Изменить размер шрифта - +

Под любым наркотиком достанет тебя непосильность жизни без смысла. А смысл жизни непостигаем без постижения смысла смерти. Идешь к людям не чудеса вершить. Не целитель, а спутник, разделяющий ношу.

Не спаситель, а провожатый.

Мало знания истины, нужно найти в ней свое место.

Как соединить с Беспредельным ничтожность собственного существования, мрак страданий, неизбежность исчезновения? Вот о чем будут тебя спрашивать заблудившиеся дети, как ты сейчас спрашиваешь меня. Ложь убивает, молчание предает. Если не дашь ответа, побегут за наркотиками. Если будешь учить только счастью, научишь самоубийству.

Спасает не знание, но простая вера, что ответ есть.

Самый трудный язык — обычные события. Голос Истины всегда тих, оглушительный жаргон суеты его забивает. Силы тьмы все делают, чтобы мы умирали слепыми, не узнавая друг друга, но встречи после прощания дают свет…

Пишу в недалекие времена, когда догадаешься, что и я был твоим пациентом. (…)

Все эти записи я прочитал потом…

* * *

Я спешил к Бобу, чтобы объявить о своем окончательном решении стать психиатром. По пути, чего со мной ранее никогда не бывало, говорил с ним вслух. "Все-таки не зря. Боб… Не зря… Я тебе докажу…"

У дверей услышал звук, похожий на храп. "Странно, Боб. Так рано ты не ложишься…"

На полу возле дивана — рука подмята, голова запрокинута.

Борис Петрович Калган скончался от диабетической комы, на сорок втором году жизни, не дожив сорока дней до того, как я получил врачебный диплом.

Все книги и барахло вывезли неизвестно откуда набежавшие родственники; мне был отдан маленький серый чемоданчик.

Внутри — несколько аккуратно обернутых зачитанных книг, тетради с записями, ноты, шестнадцать историй болезни, помеченных значком бесконечности, красная коробочка с военными орденами и медалями, записная книжка с адресами и телефонами. На внутренней стороне обложки рукой Боба: "Ты нужен".

 

Голова со всеми удобствами

 

Если бы человек знал, как жить, он никогда бы не умер.
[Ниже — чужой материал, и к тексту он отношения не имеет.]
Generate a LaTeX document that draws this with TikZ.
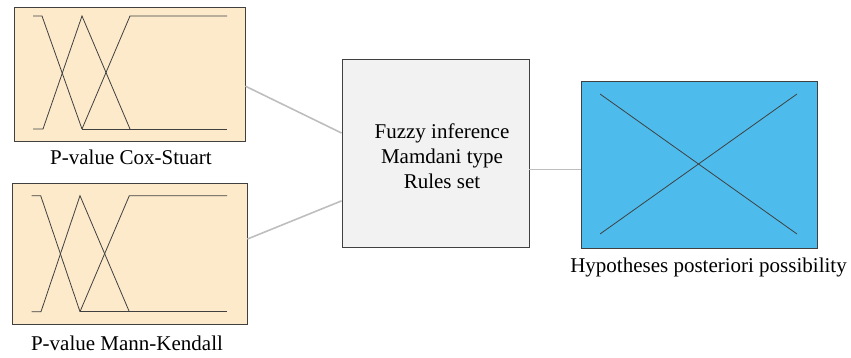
\documentclass[tikz,border=0pt]{standalone}
\usepackage{fontspec}
\setmainfont{Liberation Serif}
\usepackage{tikz}
\usetikzlibrary{positioning}
\definecolor{mfbeige}{RGB}{252,234,203}
\definecolor{postblue}{RGB}{77,188,236}
\definecolor{infgrey}{RGB}{242,242,242}
\definecolor{edgegrey}{RGB}{64,64,64}
\definecolor{linkgrey}{RGB}{190,190,190}
\newcommand{\capfont}{\fontsize{21}{25}\selectfont}

\begin{document}
\begin{tikzpicture}[x=1pt,y=-1pt,
		box/.style={draw=edgegrey, line width=0.9pt, inner sep=0pt},
		mf/.style={draw=black!75, line width=0.8pt},
		link/.style={draw=linkgrey, line width=1.6pt},
		caption/.style={font=\capfont, inner sep=0pt}]
			\useasboundingbox (0,0) rectangle (851,358);
			% input boxes
			\node[box, fill=mfbeige, minimum width=231pt, minimum height=134pt] (cox) at (129.5,74) {};
			\node[box, fill=mfbeige, minimum width=235pt, minimum height=141pt] (mk) at (129.5,253.5) {};
			% membership functions
			\draw[mf] (33,16) -- (42,16) -- (82,129);
			\draw[mf] (33,129) -- (43,129) -- (82,16) -- (130,129);
			\draw[mf] (82,129) -- (130,16) -- (227,16);
			\draw[mf] (82,129) -- (227,129);
			\draw[mf] (31.7,195.7) -- (40.7,195.7) -- (80,311.7);
			\draw[mf] (31.7,311.7) -- (41,311.7) -- (80,195.7) -- (129.3,311.7);
			\draw[mf] (80,311.7) -- (129.3,195.7) -- (227,195.7);
			\draw[mf] (80,311.7) -- (227,311.7);
			\node[caption, anchor=base] (coxlabel) at (131,165) {P-value Cox-Stuart};
			\node[caption, anchor=base] (mklabel) at (127,350) {P-value Mann-Kendall};
			% inference
			\node[box, fill=infgrey, minimum width=187pt, minimum height=188pt] (inf) at (435.5,153) {};
			\node[caption, align=center] (inftext) at (442,156) {Fuzzy inference\\Mamdani type\\Rules set};
			% output
			\node[box, fill=postblue, minimum width=236pt, minimum height=167pt] (post) at (699,164.5) {};
			\draw[edgegrey, line width=0.8pt] (600,94) -- (797,234);
			\draw[edgegrey, line width=0.8pt] (600,234) -- (797,94);
			\node[caption, anchor=base] (postlabel) at (708.5,272) {Hypotheses posteriori possibility};
			% connectors
			\draw[link] (cox.-6.4) -- (inf.168.6);
			\draw[link] (mk.7.5) -- (inf.-153.4);
			\draw[link] (inf.-10.7) -- (inf.-10.7 -| post.west);
			\end{tikzpicture}
\end{document}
Коллеги, не повторяйте моих ошибок.

Коэффициент полезного действия мог быть выше, а коэффициент вредного — ниже, вникни я своевременно в двойственную психологию Надежды — той единственной болезни (или как ее лучше определить?), что осталась на дне того злополучного ящика…
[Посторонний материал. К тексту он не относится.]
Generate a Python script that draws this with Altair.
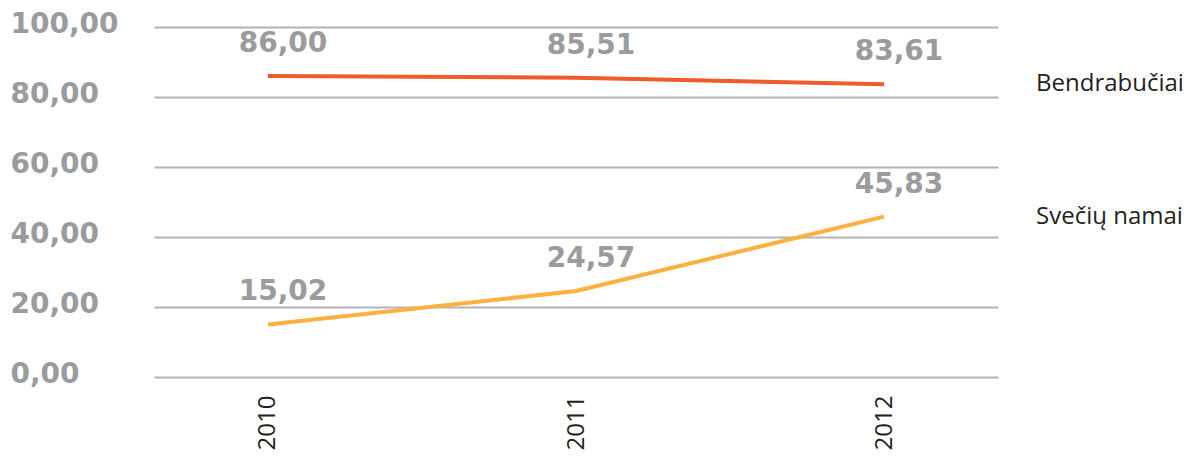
import altair as alt
import pandas as pd

years = ["2010", "2011", "2012"]
bendrabuciai = [86.00, 85.51, 83.61]
sveciu_namai = [15.02, 24.57, 45.83]
series_names = ["Bendrabučiai", "Svečių namai"]
series_colors = ["#f15a29", "#fbb040"]
y_ticks = [0, 20, 40, 60, 80, 100]

rows = []
for name, vals in zip(series_names, [bendrabuciai, sveciu_namai]):
    for yr, v in zip(years, vals):
        rows.append({"year": yr, "value": v, "series": name})
df = pd.DataFrame(rows)

x_enc = alt.X("year:O", scale=alt.Scale(type="point", padding=0.37), sort=years,
              axis=alt.Axis(title=None, labelAngle=-90, labelFont="Open Sans",
                            labelFontSize=24, labelColor="#231f20", labelPadding=18,
                            domain=False, ticks=False, grid=False))
y_enc = alt.Y("value:Q", scale=alt.Scale(domain=[0, 100], nice=False),
              axis=alt.Axis(title=None, values=y_ticks, grid=True, gridColor="#b1b3b6",
                            gridWidth=2, domain=False, ticks=False,
                            labelFont="DejaVu Sans", labelFontSize=28, labelFontWeight="bold",
                            labelColor="#9a9b9e", labelAlign="left", labelPadding=144,
                            labelBaseline="middle", labelOffset=-3,
                            labelExpr="replace(format(datum.value, '.2f'), '.', ',')"))
color_enc = alt.Color("series:N", scale=alt.Scale(domain=series_names, range=series_colors),
                      legend=None)

base = alt.Chart(df)

lines = base.mark_line(strokeWidth=4).encode(x=x_enc, y=y_enc, color=color_enc)

values = base.transform_calculate(
    label="replace(format(datum.value, '.2f'), '.', ',')"
).mark_text(dy=-32, dx=15, font="DejaVu Sans", fontSize=28, fontWeight="bold",
            color="#9a9b9e", align="center", baseline="middle").encode(
    x=alt.X("year:O", sort=years), y="value:Q", text="label:N")

ends = base.transform_filter("datum.year == '2012'").mark_text(
    dx=152, align="left", baseline="middle", font="Open Sans", fontSize=24,
    color="#231f20").encode(x=alt.X("year:O", sort=years), y="value:Q", text="series:N")

chart = alt.layer(lines, values, ends).properties(
    width=844, height=350,
    autosize=alt.AutoSizeParams(type="none"),
    padding={"left": 146, "top": 19, "right": 186, "bottom": 78},
).configure_view(stroke=None)

chart.save("out.html", embed_options={"renderer": "svg", "actions": False})
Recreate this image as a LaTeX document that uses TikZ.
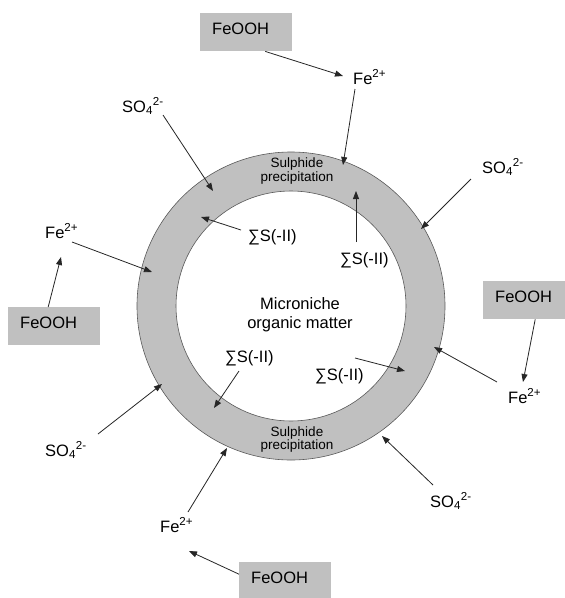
\documentclass[tikz,border=0pt]{standalone}
\usepackage{fontspec}
\setmainfont{Liberation Sans}
\usetikzlibrary{arrows.meta}
\definecolor{ringgray}{RGB}{192, 192, 192}
\definecolor{ringedge}{RGB}{90, 90, 90}
\newcommand{\lblsize}{\fontsize{16.5}{19}\selectfont}
\newcommand{\bandsize}{\fontsize{13.5}{13.5}\selectfont}
\newcommand{\sulf}{SO\textsubscript{4}\textsuperscript{2-}}
\newcommand{\ferr}{Fe\textsuperscript{2+}}
\newcommand{\sumS}{∑S(-II)}

\begin{document}
\begin{tikzpicture}[
    x=1pt, y=-1pt,
    box/.style={fill=ringgray, anchor=north west, minimum height=38pt,
                text width=68pt, inner xsep=12pt, inner ysep=0pt,
                align=left, text depth=7pt, font=\lblsize},
    lbl/.style={anchor=base west, inner sep=0pt, font=\lblsize},
    band/.style={align=center, font=\bandsize},
    arr/.style={-{Triangle[length=8pt, width=6pt]}, line width=0.8pt, black!85}
]
\path[use as bounding box, fill=white] (0,0) rectangle (565,598);
\clip (0,0) rectangle (565,598);

%% ── Ring ───────────────────────────────────────────────────────────────
\coordinate (ctr) at (291,306);
\fill[ringgray, even odd rule] (ctr) circle[radius=154pt] (ctr) circle[radius=115pt];
\draw[ringedge, line width=0.6pt] (ctr) circle[radius=154pt] (ctr) circle[radius=115pt];

\node[band] (sp1) at (297,171)   {Sulphide\\precipitation};
\node[band] (sp2) at (297,439.5) {Sulphide\\precipitation};
\node[align=center, font=\lblsize] (core) at (300,315) {Microniche\\organic matter};

%% ── FeOOH boxes ────────────────────────────────────────────────────────
\node[box] (fo1) at (200,13)  {FeOOH};
\node[box] (fo2) at (8,307)   {FeOOH};
\node[box] (fo3) at (483,281) {FeOOH};
\node[box] (fo4) at (239,562) {FeOOH};

%% ── Ions ───────────────────────────────────────────────────────────────
\node[lbl] (fe1) at (353,84)  {\ferr};
\node[lbl] (fe2) at (45,238)  {\ferr};
\node[lbl] (fe3) at (508,403) {\ferr};
\node[lbl] (fe4) at (160,532) {\ferr};
\node[lbl] (so1) at (122,112) {\sulf};
\node[lbl] (so2) at (482,173) {\sulf};
\node[lbl] (so3) at (45,456)  {\sulf};
\node[lbl] (so4) at (430,507) {\sulf};
\node[lbl] (sg1) at (248,241) {\sumS};
\node[lbl] (sg2) at (340,264) {\sumS};
\node[lbl] (sg3) at (225,362) {\sumS};
\node[lbl] (sg4) at (315,380) {\sumS};

%% ── Points on the ring ─────────────────────────────────────────────────
\coordinate (r1)  at (343,165);
\coordinate (r2)  at (213,191);
\coordinate (r3)  at (421,229);
\coordinate (r4)  at (201,217);
\coordinate (r5)  at (356,191);
\coordinate (r6)  at (152,272);
\coordinate (r7)  at (434,347);
\coordinate (r8)  at (405,371);
\coordinate (r9)  at (214,408);
\coordinate (r10) at (162,384);
\coordinate (r11) at (227,448);
\coordinate (r12) at (382,436);

%% ── Arrows ─────────────────────────────────────────────────────────────
\draw[arr] ([xshift=19pt]fo1.south) -- ([xshift=-10pt, yshift=8pt]fe1.base west);
\draw[arr] ([xshift=2pt, yshift=-5pt]fe1.base west) -- (r1);
\draw[arr] ([xshift=41pt, yshift=-3pt]so1.base west) -- (r2);
\draw[arr] ([xshift=-11pt, yshift=-6pt]so2.base west) -- (r3);
\draw[arr] ([xshift=-7pt, yshift=11pt]sg1.base west) -- (r4);
\draw[arr] ([xshift=16pt, yshift=22pt]sg2.base west) -- (r5);
\draw[arr] ([xshift=-6pt]fo2.north) -- ([xshift=16pt, yshift=-19pt]fe2.base west);
\draw[arr] ([xshift=27pt, yshift=-4pt]fe2.base west) -- (r6);
\draw[arr] ([xshift=6pt]fo3.south) -- ([xshift=15pt, yshift=21pt]fe3.base west);
\draw[arr] ([xshift=-11pt, yshift=21pt]fe3.base west) -- (r7);
\draw[arr] ([xshift=40pt, yshift=22pt]sg4.base west) -- (r8);
\draw[arr] ([xshift=14pt, yshift=-9pt]sg3.base west) -- (r9);
\draw[arr] ([xshift=53pt, yshift=22pt]so3.base west) -- (r10);
\draw[arr] ([xshift=28pt, yshift=20pt]fe4.base west) -- (r11);
\draw[arr] ([yshift=7pt]fo4.west) -- ([xshift=29pt, yshift=-19pt]fe4.base west);
\draw[arr] ([xshift=3pt, yshift=22pt]so4.base west) -- (r12);
\end{tikzpicture}
\end{document}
По нехватке веры пережимал с внушением.

Проповедническое неистовство, род истерики.

Переходил меру в провозглашении оптимизма и прочих мажорных добродетелей. Истина мстила, оптимизм пускал петуха. А ведь сам успел уже и на себе испытать всю меру обратной откачки. Знал, что Надежда стольких же исцеляет, скольких добивает, что для многих наилучшая психотерапия — минор, возвращающий свет.

…Я зашел к ним по ошибке. Я им был не нужен.
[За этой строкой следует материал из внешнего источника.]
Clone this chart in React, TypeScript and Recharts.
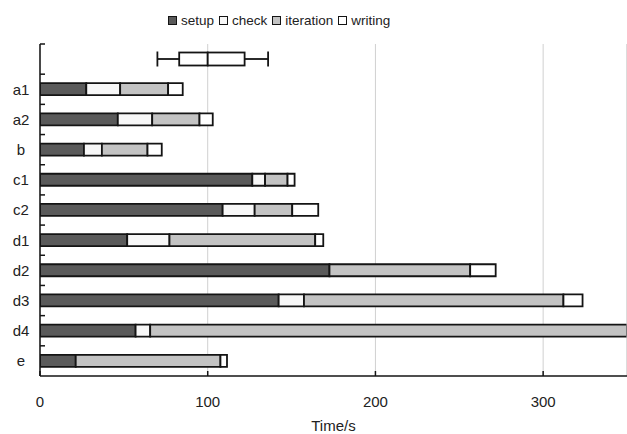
import React from 'react';
import { BarChart, Bar, XAxis, YAxis, CartesianGrid, Legend, ReferenceLine } from 'recharts';

const FONT = '"Liberation Sans", Arial, sans-serif';
const BOX_KEY = '(box)';

const categories = ['', 'a1', 'a2', 'b', 'c1', 'c2', 'd1', 'd2', 'd3', 'd4', 'e'];
const setup = [0, 27.6, 46.4, 26.2, 126.6, 108.9, 52, 172.6, 142.3, 57, 21.3];
const check = [0, 20.2, 20.5, 10.7, 7.6, 19.1, 25.2, 0, 15.1, 8.7, 0];
const iteration = [0, 28.6, 28.2, 27.2, 13.4, 22.4, 86.9, 83.9, 154.7, 300, 86.3];
const writing = [0, 8.7, 7.9, 8.5, 4.2, 15.5, 4.8, 15.2, 11.4, 10, 3.9];
// box plot: min, q1, median, q3, max
const boxStats = [70, 83, 100, 122, 136];
const xTicks = [0, 100, 200, 300];
const xDomain = [0, 350];

const seriesNames = ['setup', 'check', 'iteration', 'writing'];
const seriesColors = ['#5a5a5a', '#f7f7f7', '#c3c3c3', '#ffffff'];

const data = categories.map((c, i) => {
  const isBox = c === '';
  return {
    name: isBox ? BOX_KEY : c,
    setup: setup[i],
    check: check[i],
    iteration: iteration[i],
    writing: writing[i],
    wBase: isBox ? boxStats[0] : 0,
    wLow: isBox ? boxStats[1] - boxStats[0] : 0,
    boxL: isBox ? boxStats[2] - boxStats[1] : 0,
    boxR: isBox ? boxStats[3] - boxStats[2] : 0,
    wHigh: isBox ? boxStats[4] - boxStats[3] : 0,
  };
});

const INK = '#141414';

const WhiskerLow = (p: any) => {
  const { x, y, width, height } = p;
  if (!width || width <= 0) return null;
  const cy = y + height / 2;
  return (
    <g>
      <line x1={x} x2={x + width} y1={cy} y2={cy} stroke={INK} strokeWidth={1.8} />
      <line x1={x} x2={x} y1={cy - 7.5} y2={cy + 7.5} stroke={INK} strokeWidth={1.8} />
    </g>
  );
};

const WhiskerHigh = (p: any) => {
  const { x, y, width, height } = p;
  if (!width || width <= 0) return null;
  const cy = y + height / 2;
  return (
    <g>
      <line x1={x} x2={x + width} y1={cy} y2={cy} stroke={INK} strokeWidth={1.8} />
      <line x1={x + width} x2={x + width} y1={cy - 7.5} y2={cy + 7.5} stroke={INK} strokeWidth={1.8} />
    </g>
  );
};

const BoxPart = (p: any) => {
  const { x, y, width, height } = p;
  if (!width || width <= 0) return null;
  const cy = y + height / 2;
  return <rect x={x} y={cy - 6.5} width={width} height={13} fill="#ffffff" stroke={INK} strokeWidth={1.8} />;
};

const Empty = () => null;

const YTick = (props: any) => {
  const { x, y, payload } = props;
  const off = payload && typeof payload.offset === 'number' ? payload.offset : 15;
  const label = payload.value === BOX_KEY ? '' : payload.value;
  return (
    <g>
      <line x1={x} x2={x + 5} y1={y - off} y2={y - off} stroke={INK} strokeWidth={1.5} />
      <text x={x - 19} y={y} dy="0.36em" textAnchor="middle" fontSize={15} fill="#222" fontFamily={FONT}>
        {label}
      </text>
    </g>
  );
};

const renderLegend = () => (
  <div
    style={{
      height: 44,
      boxSizing: 'border-box',
      paddingTop: 13,
      paddingLeft: 168,
      display: 'flex',
      alignItems: 'flex-start',
      fontFamily: FONT,
      fontSize: 13.5,
      color: '#222',
    }}
  >
    {seriesNames.map((n, i) => (
      <div key={n} style={{ display: 'flex', alignItems: 'center', height: 15, marginRight: 5 }}>
        <span
          style={{
            display: 'inline-block',
            width: 7,
            height: 7,
            border: `1.5px solid ${INK}`,
            background: seriesColors[i],
            marginRight: 4,
          }}
        />
        <span style={{ lineHeight: '15px' }}>{n}</span>
      </div>
    ))}
  </div>
);

export default function App() {
  return (
    <div style={{ position: 'absolute', left: 0, top: 0, background: '#fff' }}>
      <BarChart
        width={627}
        height={434}
        data={data}
        layout="vertical"
        margin={{ top: 0, right: 0, bottom: 0, left: 0 }}
        barSize={12}
      >
        <CartesianGrid horizontal={false} stroke="#d0d0d0" strokeWidth={1} />
        <XAxis
          type="number"
          domain={xDomain}
          ticks={xTicks}
          allowDataOverflow
          axisLine={{ stroke: INK, strokeWidth: 1.5 }}
          tickLine={{ stroke: INK, strokeWidth: 1.5 }}
          tickSize={-5}
          tickMargin={25}
          height={58}
          tick={{ fontSize: 15, fill: '#222', fontFamily: FONT }}
          label={{ value: 'Time/s', position: 'insideBottom', offset: 3, fontSize: 15, fill: '#222', fontFamily: FONT }}
        />
        <XAxis
          xAxisId="top"
          orientation="top"
          type="number"
          domain={xDomain}
          allowDataOverflow
          tick={false}
          tickLine={false}
          height={0}
          axisLine={{ stroke: '#8a8a8a', strokeWidth: 2 }}
        />
        <YAxis
          type="category"
          dataKey="name"
          width={40}
          tickSize={0}
          tickMargin={0}
          interval={0}
          axisLine={{ stroke: INK, strokeWidth: 1.5 }}
          tickLine={false}
          tick={<YTick />}
        />
        <ReferenceLine x={350} stroke="#d0d0d0" />
        <Legend verticalAlign="top" align="left" content={renderLegend} />
        {seriesNames.map((n, i) => (
          <Bar
            key={n}
            dataKey={n}
            stackId="s"
            fill={seriesColors[i]}
            stroke={INK}
            strokeWidth={1.8}
            isAnimationActive={false}
          />
        ))}
        <Bar dataKey="wBase" stackId="s" shape={<Empty />} legendType="none" isAnimationActive={false} />
        <Bar dataKey="wLow" stackId="s" shape={<WhiskerLow />} legendType="none" isAnimationActive={false} />
        <Bar dataKey="boxL" stackId="s" shape={<BoxPart />} legendType="none" isAnimationActive={false} />
        <Bar dataKey="boxR" stackId="s" shape={<BoxPart />} legendType="none" isAnimationActive={false} />
        <Bar dataKey="wHigh" stackId="s" shape={<WhiskerHigh />} legendType="none" isAnimationActive={false} />
      </BarChart>
    </div>
  );
}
В этой большой институтской клинике я искал другую палату, где лежал с травмой мой пациент. Сунулся к ним — и застрял.

Остановило объявление:

МЕНЯЮ ГОЛОВУ НА ПЛЕЧАХ НА РАВНОЦЕННУЮ СО ВСЕМИ УДОБСТВАМИ

— и еще много других.

ЖЮРИ КОНКУРСА АНЕКДОТОВ ЗАКРЫВАЕТСЯ НА УЧЕТ.

ОБЪЯВЛЯЕТСЯ КОНКУРС СКАЗОК

Здесь лежали пожизненные инвалиды с травмами спинного мозга, после которых отнимается тело.

— Позволить себе быть несчастными мы не можем.

Просто ничего не остается, как быть счастливыми, — объяснил мне один из них, молодой математик, альпинист.

(Падение со скалы.)

— Поселяйтесь здесь, когда освободится мое местечко. Более высокого уровня самообслуживания не найдете.

(Электромонтажник, комбинированная травма. Его сосед по койке, токарь, бывший алкоголик, здесь, в этой палате, занялся изобретательством, получил два патента.